Your objective. Below are entries. Give back exactly the lines from the one containing "Recreate this image" through the one containing "layer_data = [270, 1205, 35, 1330, 35, 1205, 270]", inclusive, without the pictures.

[Stored records]
▼▼▼
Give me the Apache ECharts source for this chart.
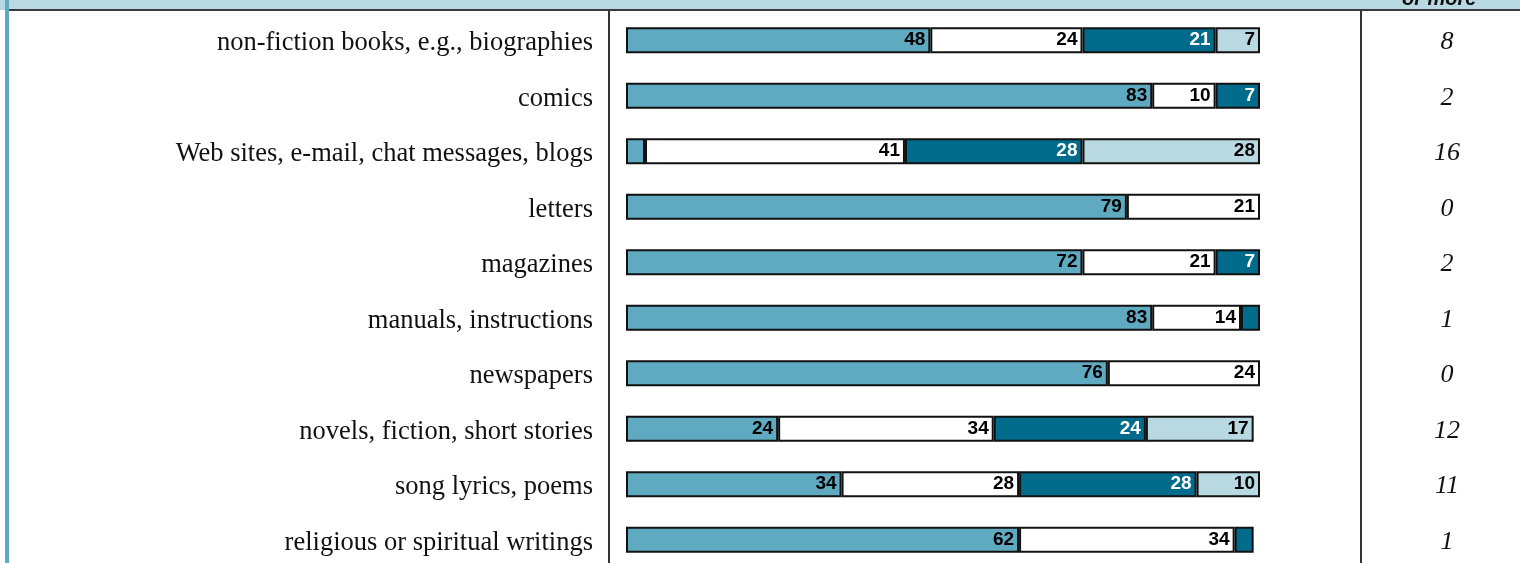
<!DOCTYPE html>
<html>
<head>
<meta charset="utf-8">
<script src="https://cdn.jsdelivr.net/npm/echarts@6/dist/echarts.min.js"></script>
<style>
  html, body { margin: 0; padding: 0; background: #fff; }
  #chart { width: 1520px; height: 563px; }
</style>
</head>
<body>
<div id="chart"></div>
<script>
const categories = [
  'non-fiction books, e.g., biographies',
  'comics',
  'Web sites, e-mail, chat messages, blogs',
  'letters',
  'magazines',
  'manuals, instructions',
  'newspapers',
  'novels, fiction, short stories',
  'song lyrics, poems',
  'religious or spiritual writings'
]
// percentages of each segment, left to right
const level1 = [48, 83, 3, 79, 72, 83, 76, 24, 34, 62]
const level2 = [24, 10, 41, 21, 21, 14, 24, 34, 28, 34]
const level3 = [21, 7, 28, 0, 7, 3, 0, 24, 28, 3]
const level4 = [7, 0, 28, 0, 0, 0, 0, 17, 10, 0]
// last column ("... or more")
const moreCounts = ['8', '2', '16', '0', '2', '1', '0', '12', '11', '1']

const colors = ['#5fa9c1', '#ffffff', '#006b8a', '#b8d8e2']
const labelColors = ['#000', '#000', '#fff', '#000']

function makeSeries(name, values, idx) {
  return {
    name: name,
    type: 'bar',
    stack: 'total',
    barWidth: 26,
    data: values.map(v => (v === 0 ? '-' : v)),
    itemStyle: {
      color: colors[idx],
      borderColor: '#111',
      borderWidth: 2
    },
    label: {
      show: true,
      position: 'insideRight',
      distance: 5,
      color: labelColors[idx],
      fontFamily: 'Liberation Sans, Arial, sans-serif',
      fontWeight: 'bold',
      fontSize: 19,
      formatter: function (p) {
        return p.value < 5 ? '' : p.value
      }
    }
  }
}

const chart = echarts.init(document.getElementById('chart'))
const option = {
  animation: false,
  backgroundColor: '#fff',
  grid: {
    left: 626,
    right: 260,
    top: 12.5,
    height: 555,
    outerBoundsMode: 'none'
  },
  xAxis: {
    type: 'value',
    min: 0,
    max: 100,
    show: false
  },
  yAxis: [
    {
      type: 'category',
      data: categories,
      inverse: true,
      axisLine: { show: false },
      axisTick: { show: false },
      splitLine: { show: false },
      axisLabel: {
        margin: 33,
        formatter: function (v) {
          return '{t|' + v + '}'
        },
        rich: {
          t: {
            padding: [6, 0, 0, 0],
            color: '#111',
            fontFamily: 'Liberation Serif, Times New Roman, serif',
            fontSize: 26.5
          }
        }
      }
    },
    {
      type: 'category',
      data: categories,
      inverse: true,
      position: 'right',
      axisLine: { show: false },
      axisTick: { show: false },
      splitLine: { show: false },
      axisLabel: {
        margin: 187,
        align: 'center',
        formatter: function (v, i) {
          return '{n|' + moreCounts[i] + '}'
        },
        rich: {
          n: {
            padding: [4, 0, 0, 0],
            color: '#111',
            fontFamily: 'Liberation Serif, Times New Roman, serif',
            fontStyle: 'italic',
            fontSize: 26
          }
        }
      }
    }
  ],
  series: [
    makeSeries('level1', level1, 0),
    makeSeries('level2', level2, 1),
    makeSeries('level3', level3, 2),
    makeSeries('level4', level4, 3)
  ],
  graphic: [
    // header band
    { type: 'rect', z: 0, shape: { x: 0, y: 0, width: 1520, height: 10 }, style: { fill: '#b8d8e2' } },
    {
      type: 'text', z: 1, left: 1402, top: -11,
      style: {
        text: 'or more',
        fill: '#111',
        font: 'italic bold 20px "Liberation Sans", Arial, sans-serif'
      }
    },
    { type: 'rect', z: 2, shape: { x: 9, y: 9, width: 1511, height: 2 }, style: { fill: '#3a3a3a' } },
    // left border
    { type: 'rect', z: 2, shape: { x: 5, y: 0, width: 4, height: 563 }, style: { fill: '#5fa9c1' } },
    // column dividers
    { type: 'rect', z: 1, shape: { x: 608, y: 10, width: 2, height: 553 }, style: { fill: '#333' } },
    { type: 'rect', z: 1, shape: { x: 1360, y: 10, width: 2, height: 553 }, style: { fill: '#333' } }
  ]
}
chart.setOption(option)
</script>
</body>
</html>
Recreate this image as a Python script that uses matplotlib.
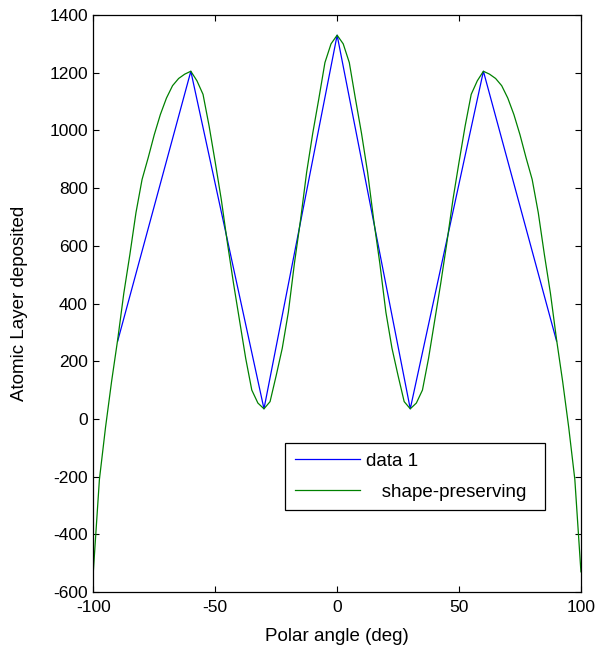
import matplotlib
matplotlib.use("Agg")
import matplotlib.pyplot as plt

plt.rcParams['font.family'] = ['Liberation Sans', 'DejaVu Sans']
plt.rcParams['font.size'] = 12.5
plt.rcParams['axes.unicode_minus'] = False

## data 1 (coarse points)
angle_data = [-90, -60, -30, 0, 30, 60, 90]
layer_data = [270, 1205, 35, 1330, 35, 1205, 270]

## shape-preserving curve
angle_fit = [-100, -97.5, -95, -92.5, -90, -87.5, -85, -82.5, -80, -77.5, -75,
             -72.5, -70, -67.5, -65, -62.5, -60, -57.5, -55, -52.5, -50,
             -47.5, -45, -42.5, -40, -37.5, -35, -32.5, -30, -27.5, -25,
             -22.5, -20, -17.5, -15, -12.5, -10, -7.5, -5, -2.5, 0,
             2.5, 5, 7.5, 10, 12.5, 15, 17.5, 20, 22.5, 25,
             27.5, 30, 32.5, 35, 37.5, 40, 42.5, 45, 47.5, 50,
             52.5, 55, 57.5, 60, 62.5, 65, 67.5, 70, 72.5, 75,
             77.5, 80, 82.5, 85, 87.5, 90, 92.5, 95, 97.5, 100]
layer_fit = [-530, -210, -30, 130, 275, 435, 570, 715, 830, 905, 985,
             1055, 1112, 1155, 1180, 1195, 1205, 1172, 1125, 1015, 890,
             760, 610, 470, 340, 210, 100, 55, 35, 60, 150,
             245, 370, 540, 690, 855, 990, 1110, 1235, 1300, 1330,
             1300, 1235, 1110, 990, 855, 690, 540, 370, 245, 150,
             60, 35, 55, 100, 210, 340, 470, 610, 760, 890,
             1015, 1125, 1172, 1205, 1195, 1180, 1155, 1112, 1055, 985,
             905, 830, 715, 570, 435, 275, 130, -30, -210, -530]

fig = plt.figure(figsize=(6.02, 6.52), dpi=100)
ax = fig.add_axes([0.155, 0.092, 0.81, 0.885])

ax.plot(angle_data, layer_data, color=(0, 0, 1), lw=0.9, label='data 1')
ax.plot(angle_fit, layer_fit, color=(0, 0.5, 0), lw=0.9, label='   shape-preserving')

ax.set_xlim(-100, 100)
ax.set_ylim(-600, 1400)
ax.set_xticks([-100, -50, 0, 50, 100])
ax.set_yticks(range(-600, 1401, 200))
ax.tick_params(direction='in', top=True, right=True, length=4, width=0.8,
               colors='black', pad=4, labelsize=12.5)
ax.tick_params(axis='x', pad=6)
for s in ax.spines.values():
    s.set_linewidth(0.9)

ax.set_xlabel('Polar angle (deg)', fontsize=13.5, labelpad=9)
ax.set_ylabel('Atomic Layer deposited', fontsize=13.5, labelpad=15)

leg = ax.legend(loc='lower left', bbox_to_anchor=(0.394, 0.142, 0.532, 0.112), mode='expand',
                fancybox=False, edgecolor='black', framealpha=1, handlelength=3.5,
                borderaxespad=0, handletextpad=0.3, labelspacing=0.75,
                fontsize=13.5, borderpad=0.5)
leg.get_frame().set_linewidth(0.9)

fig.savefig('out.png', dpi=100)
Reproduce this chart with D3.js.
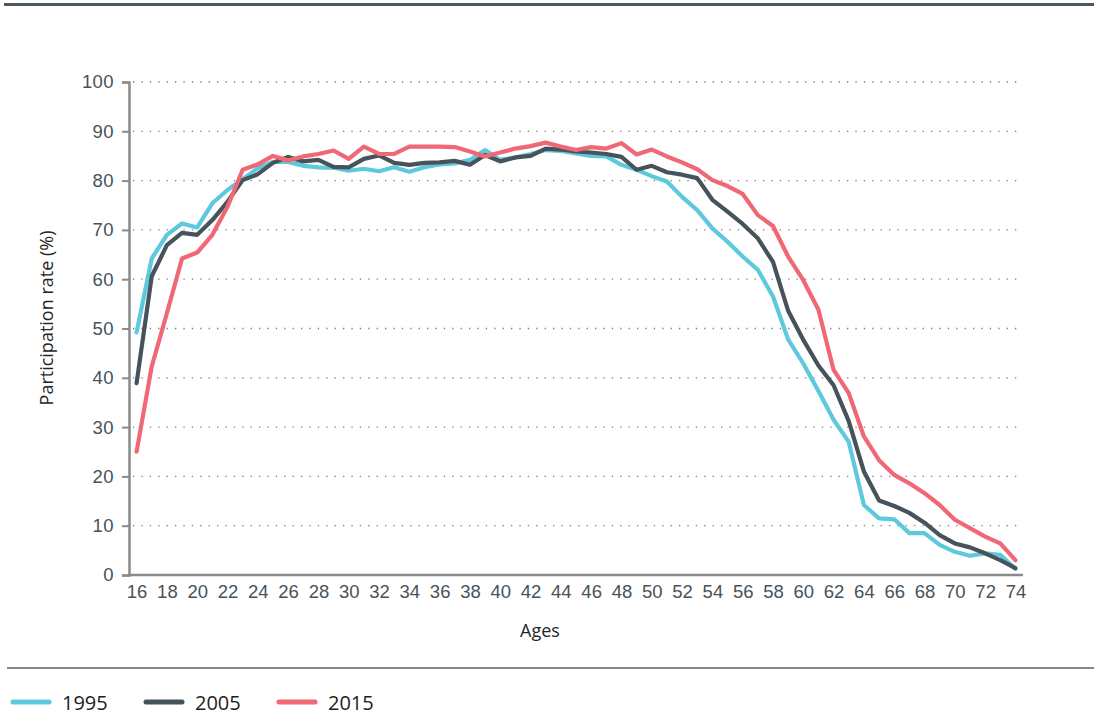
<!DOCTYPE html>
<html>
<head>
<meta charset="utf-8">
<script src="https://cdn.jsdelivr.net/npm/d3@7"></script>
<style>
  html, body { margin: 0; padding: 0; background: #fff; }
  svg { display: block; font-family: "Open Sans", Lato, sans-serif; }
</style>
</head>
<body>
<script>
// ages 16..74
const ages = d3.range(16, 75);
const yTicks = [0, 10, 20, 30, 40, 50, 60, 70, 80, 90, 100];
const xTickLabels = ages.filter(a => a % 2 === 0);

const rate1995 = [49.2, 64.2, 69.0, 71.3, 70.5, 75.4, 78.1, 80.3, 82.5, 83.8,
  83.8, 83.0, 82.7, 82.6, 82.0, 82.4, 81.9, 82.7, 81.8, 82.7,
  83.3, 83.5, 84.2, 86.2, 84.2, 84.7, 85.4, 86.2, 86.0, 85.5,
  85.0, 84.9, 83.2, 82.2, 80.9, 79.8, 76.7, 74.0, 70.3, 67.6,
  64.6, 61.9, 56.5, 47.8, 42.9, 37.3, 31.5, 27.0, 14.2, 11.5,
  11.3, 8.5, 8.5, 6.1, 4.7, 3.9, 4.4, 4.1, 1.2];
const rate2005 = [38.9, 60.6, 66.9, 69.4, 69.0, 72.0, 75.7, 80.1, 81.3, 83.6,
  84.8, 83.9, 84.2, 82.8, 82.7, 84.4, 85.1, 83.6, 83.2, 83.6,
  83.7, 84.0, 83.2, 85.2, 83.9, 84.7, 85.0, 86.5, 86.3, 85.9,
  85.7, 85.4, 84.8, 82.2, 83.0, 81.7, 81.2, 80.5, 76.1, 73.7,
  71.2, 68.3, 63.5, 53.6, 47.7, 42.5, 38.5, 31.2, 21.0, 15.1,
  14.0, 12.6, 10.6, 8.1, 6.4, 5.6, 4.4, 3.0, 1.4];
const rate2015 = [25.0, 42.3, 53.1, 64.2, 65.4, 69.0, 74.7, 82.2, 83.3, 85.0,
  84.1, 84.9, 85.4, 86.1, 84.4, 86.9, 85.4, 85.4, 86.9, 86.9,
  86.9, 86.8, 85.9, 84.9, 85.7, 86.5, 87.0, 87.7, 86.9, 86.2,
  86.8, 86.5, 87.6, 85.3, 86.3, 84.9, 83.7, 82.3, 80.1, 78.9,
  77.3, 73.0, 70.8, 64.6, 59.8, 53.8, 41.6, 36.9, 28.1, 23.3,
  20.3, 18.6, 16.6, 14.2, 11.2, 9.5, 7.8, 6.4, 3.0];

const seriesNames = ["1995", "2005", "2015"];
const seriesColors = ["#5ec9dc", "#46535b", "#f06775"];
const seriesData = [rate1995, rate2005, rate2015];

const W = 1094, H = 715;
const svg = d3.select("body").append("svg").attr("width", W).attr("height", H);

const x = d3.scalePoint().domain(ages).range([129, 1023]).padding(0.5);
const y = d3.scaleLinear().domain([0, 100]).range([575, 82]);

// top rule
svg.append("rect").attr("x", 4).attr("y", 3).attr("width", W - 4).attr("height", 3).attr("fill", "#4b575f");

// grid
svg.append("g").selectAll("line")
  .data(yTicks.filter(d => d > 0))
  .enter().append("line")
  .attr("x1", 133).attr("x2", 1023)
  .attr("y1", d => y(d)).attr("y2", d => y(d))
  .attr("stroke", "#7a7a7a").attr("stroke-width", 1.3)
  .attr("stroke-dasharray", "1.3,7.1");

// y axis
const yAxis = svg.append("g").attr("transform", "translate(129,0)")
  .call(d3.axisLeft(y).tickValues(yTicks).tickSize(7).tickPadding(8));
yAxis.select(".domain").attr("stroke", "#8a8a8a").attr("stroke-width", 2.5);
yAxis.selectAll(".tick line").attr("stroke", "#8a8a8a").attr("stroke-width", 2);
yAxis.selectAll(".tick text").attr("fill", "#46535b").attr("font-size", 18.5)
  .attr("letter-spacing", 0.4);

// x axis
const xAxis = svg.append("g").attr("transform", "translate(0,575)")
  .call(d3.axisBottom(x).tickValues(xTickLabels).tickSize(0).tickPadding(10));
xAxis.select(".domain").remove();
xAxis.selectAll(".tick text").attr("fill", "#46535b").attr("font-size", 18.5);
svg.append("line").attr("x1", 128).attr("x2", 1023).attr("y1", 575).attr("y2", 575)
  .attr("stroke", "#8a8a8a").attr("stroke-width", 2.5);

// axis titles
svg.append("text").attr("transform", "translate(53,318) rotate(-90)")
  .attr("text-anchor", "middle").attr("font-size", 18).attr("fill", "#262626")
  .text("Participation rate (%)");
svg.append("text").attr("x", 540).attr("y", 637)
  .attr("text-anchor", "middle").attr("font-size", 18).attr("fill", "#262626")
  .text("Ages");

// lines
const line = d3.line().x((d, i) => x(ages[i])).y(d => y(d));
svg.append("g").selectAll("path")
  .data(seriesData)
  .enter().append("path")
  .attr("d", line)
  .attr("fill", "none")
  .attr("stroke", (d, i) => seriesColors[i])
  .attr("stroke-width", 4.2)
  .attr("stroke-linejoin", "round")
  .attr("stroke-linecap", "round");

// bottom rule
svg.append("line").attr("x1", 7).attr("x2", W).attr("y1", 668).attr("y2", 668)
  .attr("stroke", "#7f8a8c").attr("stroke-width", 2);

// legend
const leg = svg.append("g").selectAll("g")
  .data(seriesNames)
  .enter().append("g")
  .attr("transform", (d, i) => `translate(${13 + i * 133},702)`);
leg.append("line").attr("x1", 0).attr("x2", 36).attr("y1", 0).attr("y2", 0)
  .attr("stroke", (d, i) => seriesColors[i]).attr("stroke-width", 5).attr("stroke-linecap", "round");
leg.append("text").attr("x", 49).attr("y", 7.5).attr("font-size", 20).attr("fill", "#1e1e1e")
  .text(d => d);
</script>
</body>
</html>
▲▲▲
Problem solution.
Recreate this image as a Python script that uses matplotlib.
import matplotlib
matplotlib.use("Agg")
import matplotlib.pyplot as plt

plt.rcParams['font.family'] = ['Liberation Sans', 'DejaVu Sans']
plt.rcParams['font.size'] = 12.5
plt.rcParams['axes.unicode_minus'] = False

## data 1 (coarse points)
angle_data = [-90, -60, -30, 0, 30, 60, 90]
layer_data = [270, 1205, 35, 1330, 35, 1205, 270]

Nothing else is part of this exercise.